3 Responses leave one →
  1. May 27, 2023

    Excellent set of photographs. Thank you Homer and the GA. Black and white photographs definitely allow you to focus on the subjects in greater detail. I remember well the clashes with the NF in various spots around London almost as a weekly fixture. Slum clearance was seen in many eyes as progress but it did sweep away a great deal.of history too. Once it’s gone, it is lost for ever. I think this is why the Save Brick Lane campaign is so poignant for me, we mustn’t lose anymore.
    I love the mini cab office photo.
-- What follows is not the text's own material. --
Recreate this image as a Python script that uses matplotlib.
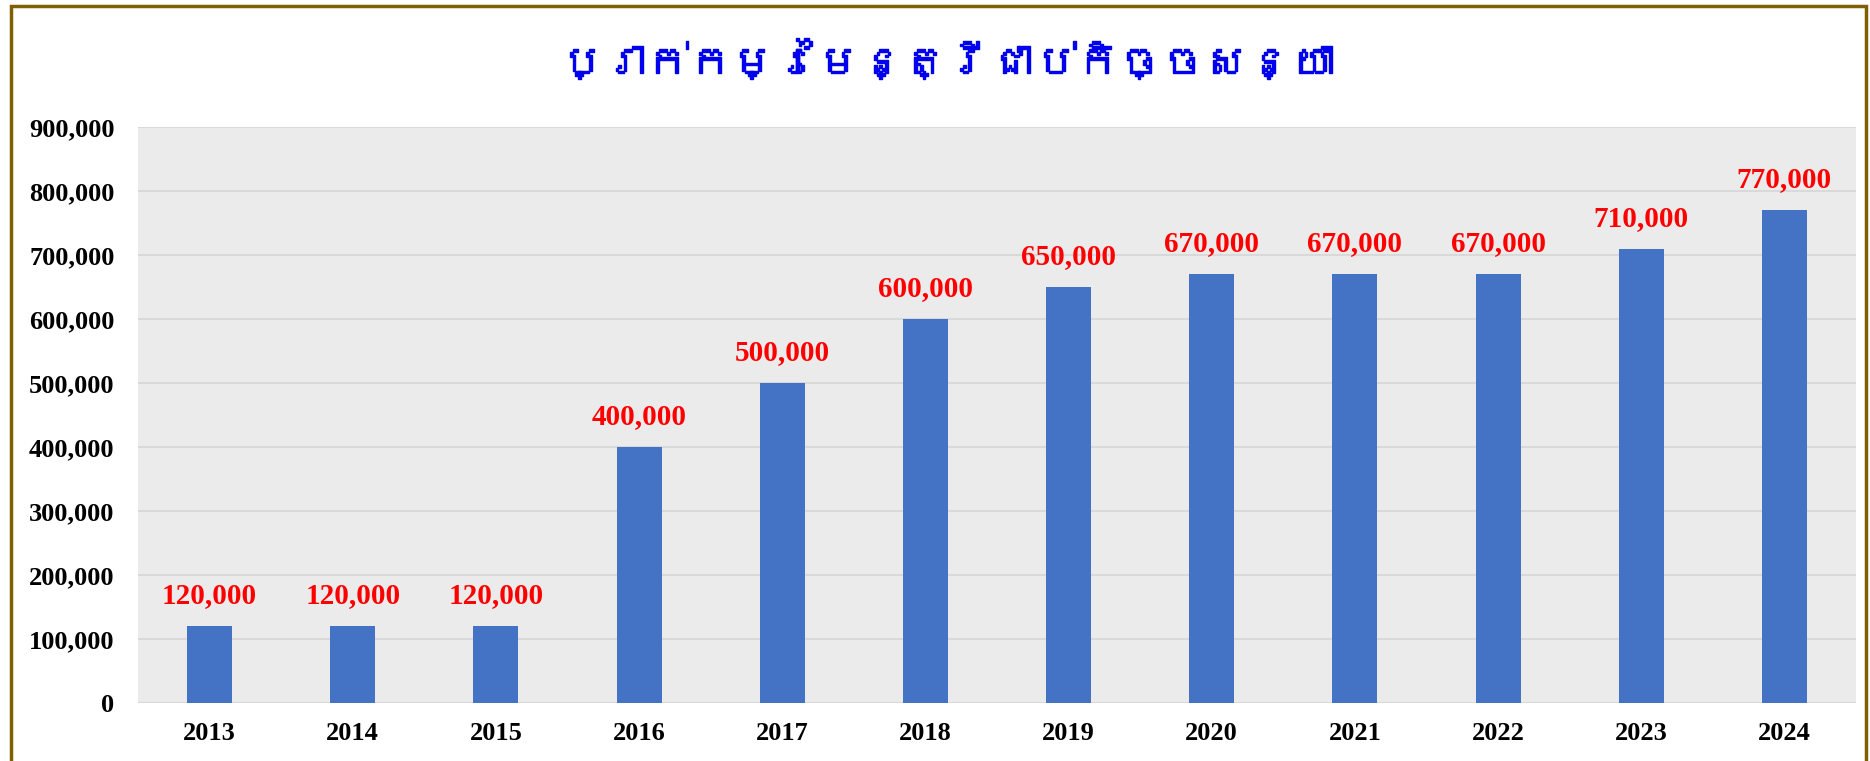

That’s my favourite.

  2. Milo permalink
    May 27, 2023

    Wonderful photos. At first i thought how on earth did he make himself ‘inconspicuous’ in the – usually – spartan surrounds of a mini cab office but then i saw the photo. Those two wouldn’t have noticed if a herd of elephants had walked it. Lovely. cheered me up no end.

  3. Cherub permalink
    May 28, 2023

    A really interesting collection of photos. I love the old fashioned frontage of Taj Stores.

    Back in 1978 I paid a visit to my sister in London and a friend of hers took me to Brick Lane on the Sunday. There was a National Front demonstration, coming from a quiet town in Fife I was terrified and asked if we could leave. It was horrible, I wasn’t used to witnessing such anger and felt sad for the people who had to put up with it. I was only 17 at the time and had not long started work in an office.